The Curse of Quon Gwon is a must-see for anyone interested in Asian-American cinema, pioneering women of the silent era, the history of independent film or film preservation. Even in its unfinished state, the movie has much to recommend it and as a piece of history it is invaluable.

Movies Silently’s Score: ★★★

Where can I see it?

The Curse of Quon Gwon is available on DVD as an extra for the Hollywood Chinese documentary. It is accompanied by a suitable piano score.

10 Comments

  1. Marie Roget

    What a wonderful discovery! You said you were going obscure on the filmmakers/actors and you weren’t kidding! This film absolutely deserves to be noticed, even if it had to wait until 2016 for review. Judging from the stills posted it’s something not just unique because of Wong’s story but because of its obvious quality. Very precious, very special, worth preservation and acknowledgment (and worth hunting for in case more of it has survived).

    1. Fritzi Kramer

      I’m glad I did not disappoint! Yes, I went into this wondering if the praise for its quality was based on its importance rather than what was actually on film but I was very pleasantly surprised. An excellent production all around.

  2. nitrateglow

    Wow, this looks fantastic. A shame that even in 2016 Asian-Americans continue to be underrepresented in American film. This looks neat. The women who worked behind the cameras are erased by lazy people who claim no one directed until Ida Lupino. What bunk! How is the documentary the film is paired with?

    1. Fritzi Kramer

      Yeah, the female directors of the silent era are constantly given the boot from historical texts. A super shame. The documentary is good. It has interviews with Chinese and Chinese-American directors and actors, as well as Anglo performers who took on yellowface roles (Christopher Lee, Luise Rainer) and it covers films from the very beginning (like, Edison-era) to the 2000s. It looks into the whys of casting decisions, etc.

  3. Marie Roget

    In case any here have not already viewed this:

    Some friends currently living in Stinson Beach sent me a local news report:

    Couple of gaffs in the tv news feature (one honker is the tired trope that few women were making films at this time), but the footage of Quon Gwon is a treat.
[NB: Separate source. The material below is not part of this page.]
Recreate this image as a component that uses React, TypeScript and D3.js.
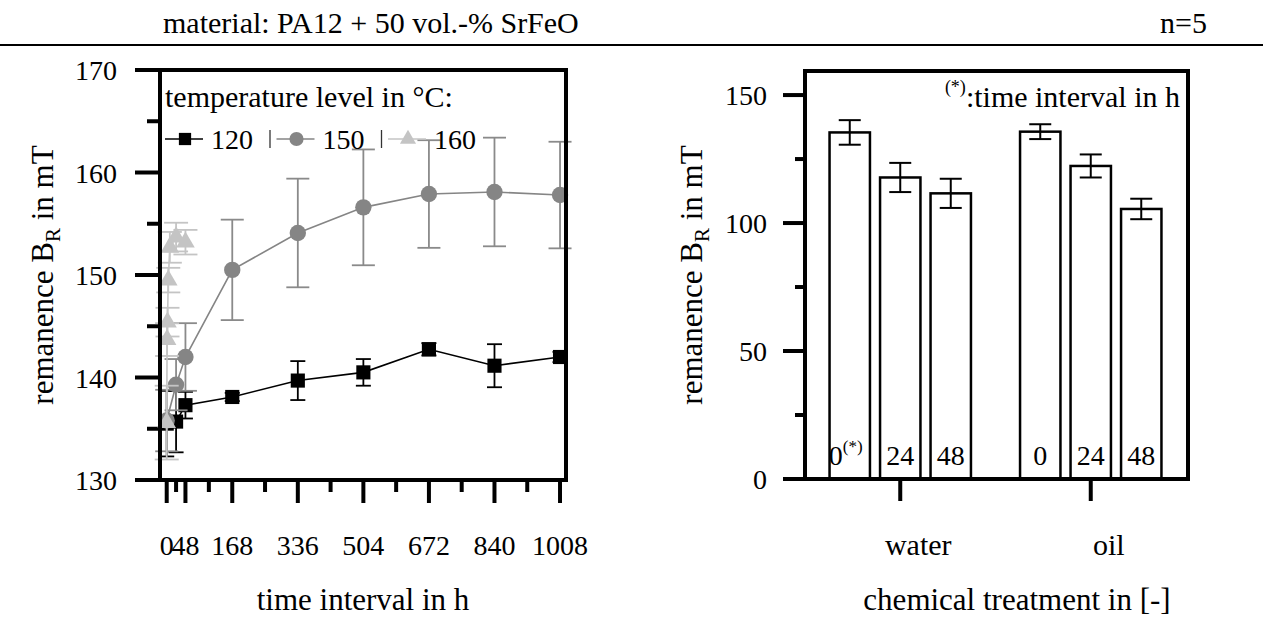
import * as d3 from "d3";

const FONT = "'Liberation Serif', 'DejaVu Serif', serif";

// left chart: remanence over time for three temperature levels
const temps = ["120", "150", "160"];
const times120 = [0, 24, 48, 168, 336, 504, 672, 840, 1008];
const values120 = [135.5, 135.7, 137.3, 138.1, 139.7, 140.5, 142.75, 141.15, 142.0];
const errors120 = [3.2, 3.0, 1.3, 0.4, 1.9, 1.3, 0.6, 2.1, 0.5];
const times150 = [0, 24, 48, 168, 336, 504, 672, 840, 1008];
const values150 = [135.8, 139.3, 142.0, 150.5, 154.1, 156.6, 157.9, 158.1, 157.8];
const errors150 = [3.0, 2.5, 3.3, 4.9, 5.3, 5.65, 5.25, 5.3, 5.2];
const times160 = [0, 1, 2, 4, 8, 24, 48];
const values160 = [135.6, 143.7, 145.4, 149.5, 152.7, 153.7, 153.2];
const errors160 = [3.6, 1.6, 1.4, 1.2, 1.5, 1.4, 1.2];
const majorTimes = [0, 48, 168, 336, 504, 672, 840, 1008];
const minorTimes = [24, 108, 252, 420, 588, 756, 924];
const leftMajorY = [130, 140, 150, 160, 170];
const leftMinorY = [135, 145, 155, 165];

// right chart: chemical treatment
const treatments = ["water", "oil"];
const intervals = ["0", "24", "48"];
const waterValues = [135.4, 117.8, 111.6];
const waterErrors = [4.8, 5.7, 5.7];
const oilValues = [135.7, 122.3, 105.5];
const oilErrors = [2.9, 4.5, 4.0];
const rightMajorY = [0, 50, 100, 150];
const rightMinorY = [25, 75, 125];

const L = { left: 160, right: 566, top: 70, bottom: 480 };
const R = { left: 805, right: 1188, top: 71, bottom: 479 };

export default function App() {
  const x = d3.scaleLinear().domain([-17.2, 1023.3]).range([L.left, L.right]);
  const y = d3.scaleLinear().domain([130, 170]).range([L.bottom, L.top]);

  const series = [
    { name: temps[0], t: times120, v: values120, e: errors120, color: "#000000", ebColor: "#000000", cap: 15, shape: d3.symbolSquare, size: 200 },
    { name: temps[1], t: times150, v: values150, e: errors150, color: "#858585", ebColor: "#8a8a8a", cap: 23, shape: d3.symbolCircle, size: 210 },
    { name: temps[2], t: times160, v: values160, e: errors160, color: "#c4c4c4", ebColor: "#c4c4c4", cap: 24, shape: d3.symbolTriangle, size: 150 },
  ];

  const yR = d3.scaleLinear().domain([0, 159.4]).range([R.bottom, R.top]);
  const xGroup = d3.scaleBand().domain(treatments).range([R.left, R.right - 2]);
  const groupData = [
    { name: "water", v: waterValues, e: waterErrors },
    { name: "oil", v: oilValues, e: oilErrors },
  ];

  return (
    <svg
      width={1263}
      height={617}
      style={{ position: "absolute", left: 0, top: 0, background: "#fff" }}
      fontFamily={FONT}
    >
      {/* header */}
      <text x={163} y={33} fontSize={30}>material: PA12 + 50 vol.-% SrFeO</text>
      <text x={1207} y={33} fontSize={30} textAnchor="end">n=5</text>
      <line x1={0} x2={1263} y1={45} y2={45} stroke="#000" strokeWidth={2} />

      {/* ---------- left chart ---------- */}
      <g>
        {leftMajorY.map((d) => (
          <g key={"ly" + d}>
            <line x1={L.left - 25} x2={L.left} y1={y(d)} y2={y(d)} stroke="#000" strokeWidth={4} />
            <text x={117} y={y(d) + 10} fontSize={28} textAnchor="end">{d}</text>
          </g>
        ))}
        {leftMinorY.map((d) => (
          <line key={"lmy" + d} x1={L.left - 13} x2={L.left} y1={y(d)} y2={y(d)} stroke="#000" strokeWidth={4} />
        ))}
        {majorTimes.map((d) => (
          <g key={"lx" + d}>
            <line x1={x(d)} x2={x(d)} y1={L.bottom} y2={L.bottom + 23} stroke="#000" strokeWidth={4} />
            <text x={x(d)} y={555} fontSize={28} textAnchor="middle">{d}</text>
          </g>
        ))}
        {minorTimes.map((d) => (
          <line key={"lmx" + d} x1={x(d)} x2={x(d)} y1={L.bottom} y2={L.bottom + 12} stroke="#000" strokeWidth={4} />
        ))}

        {series.map((s) => {
          const pts = s.t.map((t, i) => [x(t), y(s.v[i])] as [number, number]);
          const path = d3.line()(pts);
          return (
            <g key={"s" + s.name}>
              <path d={path || ""} fill="none" stroke={s.color} strokeWidth={1.6} />
              {s.t.map((t, i) => (
                <g key={i} stroke={s.ebColor} strokeWidth={1.8}>
                  <line x1={x(t)} x2={x(t)} y1={y(s.v[i] - s.e[i])} y2={y(s.v[i] + s.e[i])} />
                  <line x1={x(t) - s.cap / 2} x2={x(t) + s.cap / 2} y1={y(s.v[i] - s.e[i])} y2={y(s.v[i] - s.e[i])} />
                  <line x1={x(t) - s.cap / 2} x2={x(t) + s.cap / 2} y1={y(s.v[i] + s.e[i])} y2={y(s.v[i] + s.e[i])} />
                </g>
              ))}
              {s.t.map((t, i) => (
                <path
                  key={"m" + i}
                  d={d3.symbol().type(s.shape).size(s.size)() || ""}
                  transform={`translate(${x(t)},${y(s.v[i])})`}
                  fill={s.color}
                />
              ))}
            </g>
          );
        })}

        <rect
          x={L.left}
          y={L.top}
          width={L.right - L.left}
          height={L.bottom - L.top}
          fill="none"
          stroke="#000"
          strokeWidth={4}
        />

        {/* legend */}
        <text x={165} y={107} fontSize={30}>temperature level in °C:</text>
        {series.map((s, i) => {
          const x0 = 165 + i * 111.5;
          return (
            <g key={"lg" + s.name}>
              <line x1={x0} x2={x0 + 38} y1={139} y2={139} stroke={s.color} strokeWidth={1.6} />
              <path
                d={d3.symbol().type(s.shape).size(s.size * 0.75)() || ""}
                transform={`translate(${x0 + 20},139)`}
                fill={s.color}
              />
              <text x={x0 + 46} y={149} fontSize={28}>{s.name}</text>
              {i < series.length - 1 && (
                <line x1={x0 + 105} x2={x0 + 105} y1={130} y2={148} stroke="#333" strokeWidth={1.3} />
              )}
            </g>
          );
        })}

        <text
          transform={`translate(53,${(L.top + L.bottom) / 2}) rotate(-90)`}
          fontSize={31}
          textAnchor="middle"
        >
          remanence B<tspan fontSize={21} dy={7}>R</tspan><tspan dy={-7}> in mT</tspan>
        </text>
        <text x={(L.left + L.right) / 2} y={610} fontSize={31} textAnchor="middle">time interval in h</text>
      </g>

      {/* ---------- right chart ---------- */}
      <g>
        {rightMajorY.map((d) => (
          <g key={"ry" + d}>
            <line x1={R.left - 22} x2={R.left} y1={yR(d)} y2={yR(d)} stroke="#000" strokeWidth={4} />
            <text x={767} y={yR(d) + 10} fontSize={28} textAnchor="end">{d}</text>
          </g>
        ))}
        {rightMinorY.map((d) => (
          <line key={"rmy" + d} x1={R.left - 10} x2={R.left} y1={yR(d)} y2={yR(d)} stroke="#000" strokeWidth={4} />
        ))}

        {groupData.map((g) => {
          const center = (xGroup(g.name) || 0) + xGroup.bandwidth() / 2;
          const xi = d3
            .scaleBand()
            .domain(intervals)
            .range([center - 75.75, center + 75.75])
            .paddingInner(0.2)
            .paddingOuter(0.1);
          return (
            <g key={g.name}>
              <line x1={center} x2={center} y1={R.bottom} y2={R.bottom + 22} stroke="#000" strokeWidth={4} />
              <text x={center + 18} y={555} fontSize={30} textAnchor="middle">{g.name}</text>
              {intervals.map((iv, i) => {
                const bx = xi(iv) || 0;
                const bw = xi.bandwidth();
                const cx = bx + bw / 2;
                const lo = yR(g.v[i] - g.e[i]);
                const hi = yR(g.v[i] + g.e[i]);
                return (
                  <g key={iv}>
                    <rect
                      x={bx}
                      y={yR(g.v[i])}
                      width={bw}
                      height={R.bottom - yR(g.v[i])}
                      fill="#fff"
                      stroke="#000"
                      strokeWidth={2.5}
                    />
                    <g stroke="#000" strokeWidth={2}>
                      <line x1={cx} x2={cx} y1={lo} y2={hi} />
                      <line x1={cx - 11} x2={cx + 11} y1={lo} y2={lo} />
                      <line x1={cx - 11} x2={cx + 11} y1={hi} y2={hi} />
                    </g>
                    {g.name === "water" && iv === "0" ? (
                      <text x={cx - 4} y={465} fontSize={28} textAnchor="middle">
                        0<tspan fontSize={17} dy={-13}>(*)</tspan>
                      </text>
                    ) : (
                      <text x={cx} y={465} fontSize={28} textAnchor="middle">{iv}</text>
                    )}
                  </g>
                );
              })}
            </g>
          );
        })}

        <rect
          x={R.left}
          y={R.top}
          width={R.right - R.left}
          height={R.bottom - R.top}
          fill="none"
          stroke="#000"
          strokeWidth={4}
        />
        <text x={1180} y={107} fontSize={30} textAnchor="end">
          <tspan fontSize={18} dy={-14}>(*)</tspan>
          <tspan dy={14}>:time interval in h</tspan>
        </text>

        <text
          transform={`translate(702,${(R.top + R.bottom) / 2}) rotate(-90)`}
          fontSize={31}
          textAnchor="middle"
        >
          remanence B<tspan fontSize={21} dy={7}>R</tspan><tspan dy={-7}> in mT</tspan>
        </text>
        <text x={1017} y={610} fontSize={31} textAnchor="middle">chemical treatment in [-]</text>
      </g>
    </svg>
  );
}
    Can we state again our admiration of this site…think we can 🙂

    1. Fritzi Kramer

      Thanks for the link! Yeah, the women behind the scenes in silent film have been torn right out of the history books, which is a shame. As we can see in the advertisement I included in the review, some of the classes specifically state that they are open to men AND women.

  4. Ross

    Heavens, you’ve reminded me of the unacknowledged inventor of the sound film, New Zealander Colin McKenzie, as depicted in Costa Botes’ and Peter Jackson’s spoof, “Forgotten Silver.”

    Unfortunately the dialogue was in Chinese and McKenzie hadn’t figured out sub titling so the film bombed.

    1. Fritzi Kramer

      Ha! I was reminded of it as well. That’s what makes Forgotten Silver so hilarious to movie buffs: it’s just close enough to the truth to sound plausible. My favorite bit is the section about color film and McKenzie’s trial. “After repeated viewings of the footage…”

  5. Ross

    One of the young Maori women playing a South Seas belle in the ‘color’ scene worked for the studio where we recorded the narration. She was fearful of her strict mother’s reaction after seeing herself shown even so fleetingly en dishabille.